Showing posts with label H.L.Spelman. Show all posts
Showing posts with label H.L.Spelman. Show all posts

Friday, January 6, 2012

Walking Backwards


The construction of this poem, consisting of so many dependent clauses revealing previous events and perceptions after the poet commences to speak of his walk, makes me think of someone attempting to conduct a tour of a neighborhood while walking backwards, spicing up his odd stride with a monologue that is unfocused at best. 

Song of the Unseen Bird / HL Spelman
To walk so long with her in so much quiet
Then hear that unseen bird, whose name
I don’t know, wouldn’t know where to find,
Singing somewhere among the leaf sheen,
Was to realize why, when his beloved hero-killer
Resolves at last to die, Homer gives us
Not the laments the sea nymphs wail
But the nonsense song of their limpid names
He makes up: Limnoreia and Doto and Proto
And sometimes there are no words
And Kallianassa and Kymodoke and Maera
And sometimes no words could be sad enough.
Ashwing, Seedquit, Spotted Larmer:
Tee-way tee-wee tee-wooo you sang to us.

The walking companions , he hopes, continue to be interested in the bits and pieces of facts and mythical factoids even as he falls backwards, tripping over a rake, a tree root upending a chuck of sidewalk, a rake left by a homeowner gone to the backyard to fetch a basket for the leaves he's raked up. This poem stumbles greatly and does easily blend the informative, the mythic and the incidental and the   mythic, say literary, into the sort of casual, seamless streamlined elegance we praise Billy Collins or, even better, Thomas Lux. There are too many grace notes for this poet to include, I think. 

This is less about what the poet found out during a walk or what they saw that they hadn't seen before than it is about the poet's education; this is a world where everything he sees reminds him of something he's read , a tendency that seems like a condition rather than a bad habit. This poem is another bulging, overstuffed suitcase of intelligent chit chat, not a matching sock in the lot.A writer making use of other writer's work is not a tragedy in itself, but it is something that is fraught with risk. It's a delicate operation, as it goes, and it seems to work best when used with only the lightest, glancing touch, and the effect that works best, that is, seems the less preposterously over-thought, is when it produces an irony that might reveal how idealized and fallible our initial takes on people, places and things happen to be. Ideally, it achieves some insight about one's place in the world that does not bend obediently at the altar of art. Too often, though, the mentioning of other poems, poets, philosophies, spiritual precepts, traps the writer in an large, sealed container; he or she tends to mistake the sound of their voice echoing a stream of heady names and quotes to the the task at hand.
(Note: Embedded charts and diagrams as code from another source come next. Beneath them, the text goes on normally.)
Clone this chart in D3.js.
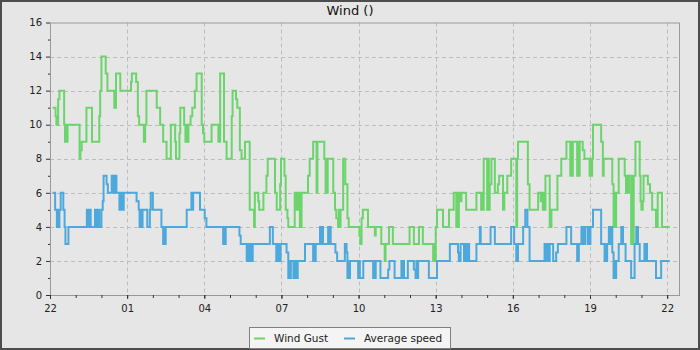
<!DOCTYPE html>
<html>
<head>
<meta charset="utf-8">
<script src="https://cdn.jsdelivr.net/npm/d3@7"></script>
<style>
  html, body { margin: 0; padding: 0; background: #e6e6e6; }
  svg { display: block; font-family: "DejaVu Sans", sans-serif; }
</style>
</head>
<body>
<svg id="chart" width="700" height="350"></svg>
<script>
// Wind record: minutes after 22:00 where the reading changes, and the new value.
const gustMinutes = [6,13,15,19,22,33,35,37,39,41,69,71,74,85,98,115,117,120,130,134,150,154,164,189,191,201,205,208,219,222,225,249,257,264,272,282,292,294,302,304,313,316,318,320,323,328,332,338,342,354,357,360,377,393,397,406,412,424,426,434,437,443,447,455,466,476,478,486,488,498,505,508,525,529,537,539,547,550,554,556,571,575,579,583,587,602,606,614,622,624,640,643,645,646,648,661,665,668,672,674,676,678,684,689,694,697,722,724,727,730,742,758,760,773,781,783,791,800,839,849,861,870,894,896,898,900,903,917,931,942,948,950,952,954,956,960,971,995,1006,1008,1010,1012,1020,1022,1024,1026,1030,1038,1045,1048,1057,1060,1067,1076,1088,1090,1092,1115,1119,1139,1145,1148,1150,1152,1154,1156,1166,1170,1184,1193,1205,1214,1216,1218,1220,1230,1232,1234,1236,1243,1247,1259,1261,1263,1265,1267,1286,1290,1292,1312,1315,1317,1319,1321,1327,1341,1344,1346,1348,1351,1356,1358,1360,1362,1366,1376,1378,1380,1383,1385,1395,1400,1405,1414,1418,1428,1446];
const gustValues = [11,10.5,10,11.5,12,10,9,10,9,10,8,8.5,9,11,9,10.5,12,14,13,12,11,13,12,12.5,13,12.5,10.5,10,9,10,12,11,10,9,8,10,9,8,9.5,11,10,9,10,9,10,10.5,11,12,13,10,9.5,9,10,9,13,9,8,10.5,12,11.5,11,8.5,8,9,5,4,6,5.5,5,6,7,8,6,5,6.5,8,7,5,4.5,4,6,5,6,4,6,7,8,9,6,9,8,6,8,6,8,6,5,4.5,4,5,4,5,8,6.5,4.5,4,3.5,3,4.5,5,4,3.5,4,3,2,3,4,3,4,3,4,3,2,3,2,4,5,4,5,6,4,6,4,6,5.5,6,5,6,5,6,5,8,5,8,5,6.5,8,6,6.5,7,5,6,7,8,4,8,9,6.5,5,6,5.5,6,5,6,5,7,4,5,7,8,9,7,9,7,9,7,9,7,9,8.5,8,7,8,7,8,10,9,7,8,6.5,4,6,4,6,8,7,6,7,6,7,3,7,3,7,9,7,5.5,5,5.5,7,6.5,6,5,4,6,4,4];

const speedMinutes = [6,12,16,18,20,22,25,31,34,36,43,86,88,90,92,94,95,105,107,109,111,113,115,120,123,125,132,135,144,146,148,150,152,155,162,164,166,168,170,172,202,207,209,211,213,216,227,233,235,240,260,264,266,268,270,319,330,332,334,350,361,365,404,406,408,410,442,445,459,461,463,465,467,469,471,473,513,520,528,530,532,534,536,538,552,556,558,560,562,568,570,572,574,576,578,595,614,616,618,620,630,632,634,637,649,651,653,655,666,670,688,692,694,696,698,700,719,721,723,731,754,756,758,760,771,789,792,804,820,822,824,826,835,849,853,855,857,859,884,903,933,952,954,958,966,968,970,972,974,976,978,995,1003,1005,1028,1038,1076,1083,1088,1092,1104,1109,1114,1119,1154,1156,1158,1160,1162,1164,1166,1174,1181,1185,1205,1216,1230,1234,1240,1243,1245,1247,1249,1255,1257,1259,1261,1267,1286,1294,1296,1298,1300,1304,1306,1308,1312,1315,1317,1319,1321,1327,1333,1337,1343,1356,1364,1368,1372,1376,1387,1389,1391,1393,1414,1426,1446];
const speedValues = [6,5,4,5,4,5,6,5,4,3,4,5,4,5,4,5,4,5,4,5,4,5,4,5,5.5,7,6.5,6,7,6,7,6,7,6,5,6,5,6,5,6,5.5,5,4,5,4,5,4,5,6,5,4,3,4,3,4,5,6,5,6,5,4.5,4,3,4,3,4,3.5,3,2,3,2,3,2,3,2,3,4,3,2,3,2,3,2,3,2.5,1,2,1,2,1,2,1,2,1,2,3,2,3,2,3,4,3,4,3,4,3,4,3,2.5,2,3,2.5,1,2,1,2,1,2,1,2,1,2,1,2,1,1.5,2,1,2,1,2,1,2,1.5,1,2,1,2,1,2,3,2.5,2,3,2,3,2,3,2,3,2,3,4,3,4,3,4,3,2,3,4,5,4,2,3,2,3,2,3,2,3,2,2.5,3,4,3,2,3,4,3,4,3,4,3,4,3,4,5,3,2,3,2,3,4,3,4,2.5,1,2,1,2,3,4,3,2,1,3,4,3,2,3,2,3,2,1,2,2];

const seriesNames = ["Wind Gust", "Average speed"];
const seriesColors = ["#6cd46c", "#4da8dc"];
const yTicks = [0, 2, 4, 6, 8, 10, 12, 14, 16];
const yMinorTicks = [1, 3, 5, 7, 9, 11, 13, 15];
const chartTitle = "Wind ()";

// Time axis: 22:00 to roughly 22:30 the following day
const start = new Date(Date.UTC(2024, 0, 1, 22, 0));
const at = m => new Date(start.getTime() + m * 60000);
const end = at(1470);

const W = 700, H = 350;
const plot = { left: 50, right: 680, top: 22.5, bottom: 295 };

const svg = d3.select("#chart");

// Canvas with dark frame
svg.append("rect")
  .attr("x", 1).attr("y", 1).attr("width", W - 2).attr("height", H - 2)
  .attr("fill", "#e6e6e6").attr("stroke", "#4d4d4d").attr("stroke-width", 2);

const x = d3.scaleUtc().domain([start, end]).range([plot.left, plot.right]);
const y = d3.scaleLinear().domain([0, 16]).range([plot.bottom, plot.top]);

// Labelled ticks every three hours from the start, plain ticks every hour
const majorHours = d3.range(0, 1441, 180).map(at);
const minorHours = d3.range(0, 1470, 60).map(at);

// Grid
const grid = svg.append("g").attr("stroke", "#bdbdbd").attr("stroke-dasharray", "4,3").attr("stroke-width", 1);
grid.selectAll(".gy").data(yTicks.filter(v => v > 0 && v < 16)).join("line")
  .attr("x1", plot.left).attr("x2", plot.right)
  .attr("y1", d => Math.round(y(d)) + 0.5).attr("y2", d => Math.round(y(d)) + 0.5);
grid.selectAll(".gx").data(majorHours.slice(1)).join("line")
  .attr("y1", plot.top).attr("y2", plot.bottom)
  .attr("x1", d => Math.round(x(d)) + 0.5).attr("x2", d => Math.round(x(d)) + 0.5);

// Step lines
function series(mins, vals) {
  return mins.map((m, i) => ({ t: at(m), v: vals[i] }));
}
const line = d3.line().curve(d3.curveStepAfter).x(d => x(d.t)).y(d => y(d.v));
const data = [series(gustMinutes, gustValues), series(speedMinutes, speedValues)];
svg.append("g").selectAll("path").data(data).join("path")
  .attr("fill", "none")
  .attr("stroke", (d, i) => seriesColors[i])
  .attr("stroke-width", 2)
  .attr("d", line);

// Plot frame
svg.append("rect")
  .attr("x", plot.left + 0.5).attr("y", plot.top + 0.5)
  .attr("width", plot.right - plot.left - 1).attr("height", plot.bottom - plot.top)
  .attr("fill", "none").attr("stroke", "#999");

// Axes
function styleAxis(g) {
  g.select(".domain").remove();
  g.selectAll(".tick line").attr("stroke", "#333");
  g.selectAll(".tick text").attr("fill", "#222").attr("font-size", 10)
    .attr("font-family", "DejaVu Sans, sans-serif");
}
svg.append("g").attr("transform", `translate(${plot.left},0)`)
  .call(d3.axisLeft(y).tickValues(yTicks).tickSize(4).tickPadding(4).tickFormat(d3.format("d")))
  .call(styleAxis);
svg.append("g").attr("transform", `translate(${plot.left},0)`)
  .call(d3.axisLeft(y).tickValues(yMinorTicks).tickSize(2).tickFormat(""))
  .call(styleAxis);
svg.append("g").attr("transform", `translate(0,${plot.bottom})`)
  .call(d3.axisBottom(x).tickValues(majorHours).tickSize(4).tickPadding(6).tickFormat(d3.utcFormat("%H")))
  .call(styleAxis);
svg.append("g").attr("transform", `translate(0,${plot.bottom})`)
  .call(d3.axisBottom(x).tickValues(minorHours).tickSize(3).tickFormat(""))
  .call(styleAxis);

// Title
svg.append("text")
  .attr("x", 350).attr("y", 15).attr("text-anchor", "middle")
  .attr("font-size", 13).attr("fill", "#111").text(chartTitle);

// Legend
const lg = svg.append("g");
lg.append("rect").attr("x", 249.5).attr("y", 327.5).attr("width", 201).attr("height", 21)
  .attr("fill", "#f4f4f4").attr("stroke", "#808080");
const items = [{ x: 254 }, { x: 344 }];
items.forEach((it, i) => {
  lg.append("line").attr("x1", it.x).attr("x2", it.x + 11)
    .attr("y1", 338.5).attr("y2", 338.5)
    .attr("stroke", seriesColors[i]).attr("stroke-width", 2);
  lg.append("text").attr("x", it.x + 20).attr("y", 342)
    .attr("font-size", 10.5).attr("fill", "#222").text(seriesNames[i]);
});
</script>
</body>
</html>
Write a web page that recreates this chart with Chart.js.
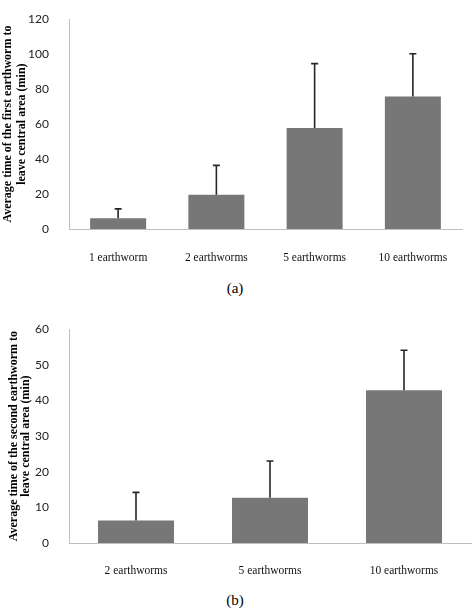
<!DOCTYPE html>
<html>
<head>
<meta charset="utf-8">
<script src="https://cdn.jsdelivr.net/npm/chart.js@4.4.1/dist/chart.umd.min.js"></script>
<style>
  body { margin: 0; background: #fff; width: 474px; height: 612px; position: relative; overflow: hidden; }
  .box { position: absolute; left: 0; width: 474px; }
  .cap { position: absolute; width: 474px; left: -2px; text-align: center; font-family: "Liberation Serif", serif; font-size: 15px; color: #000; }
</style>
</head>
<body>
<div class="box" style="top:0;height:262px"><canvas id="chartA"></canvas></div>
<div class="cap" style="top:280px">(a)</div>
<div class="box" style="top:310px;height:270px"><canvas id="chartB"></canvas></div>
<div class="cap" style="top:592px">(b)</div>
<script>
// Panel (a)
const labelsA = ['1 earthworm', '2 earthworms', '5 earthworms', '10 earthworms'];
const meanA = [6.1, 19.6, 57.8, 75.8];
const errA = [5.4, 16.8, 36.8, 24.4];
const ticksA = [0, 20, 40, 60, 80, 100, 120];

// Panel (b)
const labelsB = ['2 earthworms', '5 earthworms', '10 earthworms'];
const meanB = [6.3, 12.7, 42.9];
const errB = [7.9, 10.3, 11.2];
const ticksB = [0, 10, 20, 30, 40, 50, 60];

// draws the upper error bar (stem + cap) for each bar
const errorBars = {
  id: 'errorBars',
  afterDatasetsDraw(chart, args, opts) {
    const ctx = chart.ctx;
    const meta = chart.getDatasetMeta(0);
    const y = chart.scales.y;
    const vals = chart.data.datasets[0].data;
    ctx.save();
    ctx.strokeStyle = '#262626';
    ctx.lineWidth = 1.6;
    meta.data.forEach((bar, i) => {
      const top = y.getPixelForValue(vals[i] + opts.err[i]);
      const base = y.getPixelForValue(vals[i]);
      ctx.beginPath();
      ctx.moveTo(bar.x, base);
      ctx.lineTo(bar.x, top);
      ctx.moveTo(bar.x - 3.5, top);
      ctx.lineTo(bar.x + 3.5, top);
      ctx.stroke();
    });
    ctx.restore();
  }
};

function makeChart(id, labels, data, err, ticks, title, o) {
  return new Chart(document.getElementById(id), {
    type: 'bar',
    data: {
      labels: labels,
      datasets: [{
        data: data,
        backgroundColor: '#777777',
        borderWidth: 0,
        categoryPercentage: 1,
        barPercentage: o.barPct
      }]
    },
    plugins: [errorBars],
    options: {
      responsive: true,
      maintainAspectRatio: false,
      animation: false,
      events: [],
      layout: { padding: { top: o.top, right: o.right, left: 0, bottom: 0 } },
      plugins: {
        legend: { display: false },
        tooltip: { enabled: false },
        errorBars: { err: err }
      },
      scales: {
        x: {
          grid: { display: false },
          border: { display: true, color: '#bfbfbf', width: 1 },
          ticks: {
            color: '#111',
            padding: o.xPad,
            maxRotation: 0,
            font: { family: '"Liberation Serif", serif', size: 11.5 }
          },
          afterFit(s) { s.height = o.xH; }
        },
        y: {
          min: 0,
          max: ticks[ticks.length - 1],
          afterBuildTicks(s) { s.ticks = ticks.map(v => ({ value: v })); },
          grid: { display: false },
          border: { display: true, color: '#bfbfbf', width: 1 },
          ticks: {
            color: '#222',
            padding: 12,
            font: { family: 'Lato, sans-serif', size: 12 }
          },
          title: {
            display: true,
            text: title,
            color: '#000',
            padding: { top: o.titlePad, bottom: 0 },
            font: { family: '"Liberation Serif", serif', size: 12, weight: 'bold', lineHeight: o.titleLH }
          },
          afterFit(s) { s.width = 69; }
        }
      }
    }
  });
}

makeChart('chartA', labelsA, meanA, errA, ticksA,
  ['Average time of the first earthworm to', 'leave central area (min)'],
  { barPct: 0.57, top: 7, right: 12, xPad: 14, xH: 33, titlePad: 1.5, titleLH: 1.15 });

makeChart('chartB', labelsB, meanB, errB, ticksB,
  ['Average time of the second earthworm to', 'leave central area (min)'],
  { barPct: 0.567, top: 12, right: 3, xPad: 13, xH: 37, titlePad: 8, titleLH: 1.0 });
</script>
</body>
</html>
Spelman uses only one allusion, to Homer, in the work, and one can the problematic and brilliant TS Eliot as a poet who courted toxic levels of literary reference in is masterpiece "The Waste Land".One allusion this manhandled is too many, and I think the Homeric turn is a decisive move to force readers to consult old Penguin editions or Wikipedia. A poet as tin-eared as Spelman , as least tone deaf to euphony in this piece, seems to have a reflexive action that compels the writing to become about what he has read before, not about he is ostensibly trying to address . Harold Bloom has the idea of the anxiety of influence, a life long theory of his that states, simply expressed, that all writers are writing in the shadow of Great Writers before them, and that every poet, bar none, is writing in the shadow of Shakespeare. What makes the difference, though, is to what extent does one stop using literary allusions like badly planted foot notes along the stream of association and instead use the ideas as tools to tangibly pierce the veneer that cloisters our responses to events and circumstance. I would imagine greatness as being those writings that aid readers in imagining reality, life-in-itself, outside Plato's fabled cave. TS Eliot, with all his allusions criss crossing each other in his non-linear lyrics, was obsessed with seeing the world as no one else had seen it;l he had a vision of it being arid, sexless, full of the desiccated ruins of religious , political and aesthetic dogmas that failed to keep the world vital , full of purpose, meaning and order. Antisemitic and racist though he was, his poetry is a beautiful expanse of mood and dour music. Unlike so many others, including Pound and the majority of his American and English contemporaries, he had grit, he had gumption, he had an ear for a world he heard spinning off it's gears.